▸ **Challenge**:
The line containing "plt.rcParams['hatch.linewidth'] = 0.9" marks the end: extract everything from the first line of the data through that line, exactly, with no pictures.

▸ **Data segment**:

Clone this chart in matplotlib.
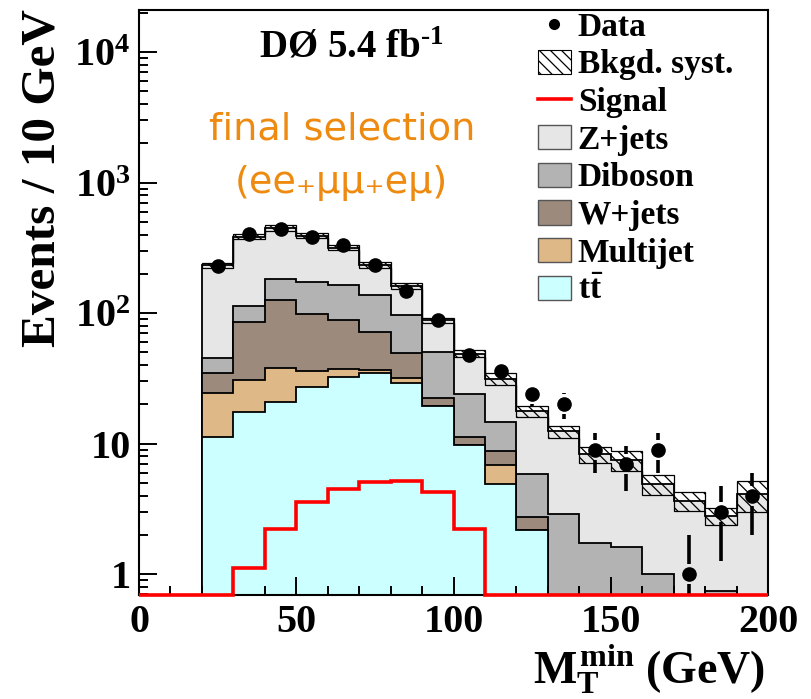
import numpy as np
import matplotlib
matplotlib.use("Agg")
import matplotlib.pyplot as plt
from matplotlib.patches import Patch
from matplotlib.lines import Line2D
from matplotlib.ticker import FixedLocator, FixedFormatter, MultipleLocator, LogLocator, NullFormatter

# fonts: bold times-like everywhere (ROOT style)
plt.rcParams['font.family'] = ['Liberation Serif', 'DejaVu Serif']
plt.rcParams['font.weight'] = 'bold'
plt.rcParams['mathtext.fontset'] = 'custom'
plt.rcParams['mathtext.rm'] = 'Liberation Serif:bold'
plt.rcParams['mathtext.bf'] = 'Liberation Serif:bold'
plt.rcParams['mathtext.it'] = 'Liberation Serif:bold'
plt.rcParams['hatch.linewidth'] = 0.9

# binning: 10 GeV bins, MC starts at 20 GeV
edges = np.arange(20, 201, 10)
centers = edges[:-1] + 5
sig_edges = np.arange(0, 201, 10)

# background components per bin (20-30 ... 190-200)
ttbar    = [11.2, 17.5, 20.8, 27.4, 32.3, 34.8, 29.4, 19.4, 9.7, 4.9, 2.2, 0, 0, 0, 0, 0, 0, 0]
multijet = [13.1, 13.5, 17.2, 8.9, 5.1, 2.1, 2.5, 0, 0, 2.0, 0, 0, 0, 0, 0, 0, 0, 0]
wjets    = [10.3, 54.5, 88.0, 61.7, 51.1, 34.9, 17.7, 2.8, 1.5, 1.9, 0.54, 0, 0, 0, 0, 0, 0, 0]
diboson  = [10.4, 28.5, 57.0, 75.0, 75.5, 65.2, 47.1, 27.8, 12.9, 5.8, 3.16, 2.91, 1.73, 1.62, 1.0, 0, 0.74, 0]
zjets    = [187, 272, 269, 220, 154, 96, 65.3, 38, 24.9, 16.9, 11.9, 9.49, 6.57, 5.88, 3.9, 3.66, 2.07, 4.1]
syst_frac = [0.05, 0.05, 0.05, 0.05, 0.05, 0.05, 0.05, 0.05, 0.065, 0.10, 0.095,
             0.11, 0.14, 0.18, 0.17, 0.16, 0.15, 0.27]

# signal, 0-200 GeV
signal = [0, 0, 0, 1.12, 2.21, 3.57, 4.52, 5.08, 5.14, 4.24, 2.21, 0, 0, 0, 0, 0, 0, 0, 0, 0]

# data counts per bin (20-200)
data = np.array([230, 406, 440, 384, 331, 232, 148, 88, 48, 36, 24, 20, 9, 7, 9, 1, 3, 4])

labels = ['Z+jets', 'Diboson', 'W+jets', 'Multijet', r'$\mathbf{t\bar{t}}$']
colors = ['#e6e6e6', '#b3b3b3', '#9c8b7c', '#deb887', '#ccffff']

ymin, ymax = 0.69, 2.1e4
floor = 0.3

fig = plt.figure(figsize=(8.12, 6.99), dpi=100)
ax = fig.add_axes([0.1712, 0.1484, 0.7746, 0.8373])

# stacked histogram, drawn from the top layer down
layers = np.array([ttbar, multijet, wjets, diboson, zjets])
cum = np.cumsum(layers, axis=0)
for top, c in zip(cum[::-1], colors):
    ax.stairs(np.where(top > 0, top, floor), edges, baseline=floor, fill=True,
              facecolor=c, edgecolor='black', lw=1.3)

# systematic band
total = cum[-1]
sf = np.array(syst_frac)
ax.stairs(total * (1 + sf), edges, baseline=total * (1 - sf), fill=True,
          facecolor=(1, 1, 1, 0), edgecolor='black', hatch='\\' * 3, lw=0.9)

# signal (zero bins sit on the bottom of the frame, like ROOT does)
ax.stairs(np.clip(signal, ymin, None), sig_edges, baseline=None, color='red', lw=2.6,
          zorder=11, clip_on=False)

# data with ROOT-like gap in the error bar around the marker
err = np.sqrt(data)
gap = 10 ** 0.077
for xc, n, e in zip(centers, data, err):
    if n + e > n * gap:
        ax.plot([xc, xc], [n * gap, n + e], color='black', lw=2.6, solid_capstyle='butt')
    lo = max(n - e, 1e-3)
    if lo < n / gap:
        ax.plot([xc, xc], [lo, n / gap], color='black', lw=2.6, solid_capstyle='butt')
ax.plot(centers, data, 'o', color='black', ms=9.5, zorder=5)

ax.set_yscale('log')
ax.set_xlim(0, 200)
ax.set_ylim(ymin, ymax)
ax.xaxis.set_major_locator(MultipleLocator(50))
ax.xaxis.set_minor_locator(MultipleLocator(10))
ytick_vals = [1, 10, 100, 1000, 10000]
ytick_labels = ['1', '10', r'$10^{2}$', r'$10^{3}$', r'$10^{4}$']
ax.yaxis.set_major_locator(FixedLocator(ytick_vals))
ax.yaxis.set_major_formatter(FixedFormatter(ytick_labels))
ax.yaxis.set_minor_locator(LogLocator(base=10, subs=np.arange(2, 10), numticks=20))
ax.yaxis.set_minor_formatter(NullFormatter())
ax.tick_params(which='both', direction='in', top=False, right=False, width=1.4)
ax.tick_params(which='major', length=13, labelsize=29, pad=6)
ax.tick_params(which='minor', length=6.5)
for s in ax.spines.values():
    s.set_linewidth(1.5)
    s.set_zorder(10)

fig.text(43 / 812, 1 - 9 / 699, 'Events / 10 GeV', rotation=90, ha='center', va='top',
         fontsize=35.5)
fig.text(765 / 812, 1 - 684 / 699, r'$M_{T}^{min}$ (GeV)', ha='right', va='baseline',
         fontsize=33)

fig.text(351 / 812, 1 - 57 / 699, 'DØ 5.4 fb$^{\u2010 1}$', ha='center', va='baseline', fontsize=28)
fig.text(342 / 812, 1 - 140 / 699, 'final selection', ha='center', va='baseline',
         fontsize=27.5, color='#ee8a10', fontweight='normal', family=['DejaVu Sans'])
fig.text(341 / 812, 1 - 193 / 699, '(ee\u208aμμ\u208aeμ)', ha='center', va='baseline',
         fontsize=27.5, color='#ee8a10', fontweight='normal', family=['DejaVu Sans'])

handles = [
    Line2D([], [], marker='o', color='black', ls='none', ms=7),
    Patch(facecolor='white', edgecolor='black', hatch='\\' * 3, lw=0.8),
    Line2D([], [], color='red', lw=2.6),
]
handles += [Patch(facecolor=c, edgecolor='#555555', lw=1.0) for c in colors]
leg_labels = ['Data', 'Bkgd. syst.', 'Signal'] + labels
ax.legend(handles, leg_labels, loc='upper left', bbox_to_anchor=(0.634, 0.997),
          frameon=False, fontsize=24, handlelength=1.0, handleheight=0.75,
          handletextpad=0.2, labelspacing=0.2, borderpad=0, borderaxespad=0)

fig.savefig('out.png', dpi=100)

▸ **Response below**:
Clone this chart in matplotlib.
import numpy as np
import matplotlib
matplotlib.use("Agg")
import matplotlib.pyplot as plt
from matplotlib.patches import Patch
from matplotlib.lines import Line2D
from matplotlib.ticker import FixedLocator, FixedFormatter, MultipleLocator, LogLocator, NullFormatter

# fonts: bold times-like everywhere (ROOT style)
plt.rcParams['font.family'] = ['Liberation Serif', 'DejaVu Serif']
plt.rcParams['font.weight'] = 'bold'
plt.rcParams['mathtext.fontset'] = 'custom'
plt.rcParams['mathtext.rm'] = 'Liberation Serif:bold'
plt.rcParams['mathtext.bf'] = 'Liberation Serif:bold'
plt.rcParams['mathtext.it'] = 'Liberation Serif:bold'
plt.rcParams['hatch.linewidth'] = 0.9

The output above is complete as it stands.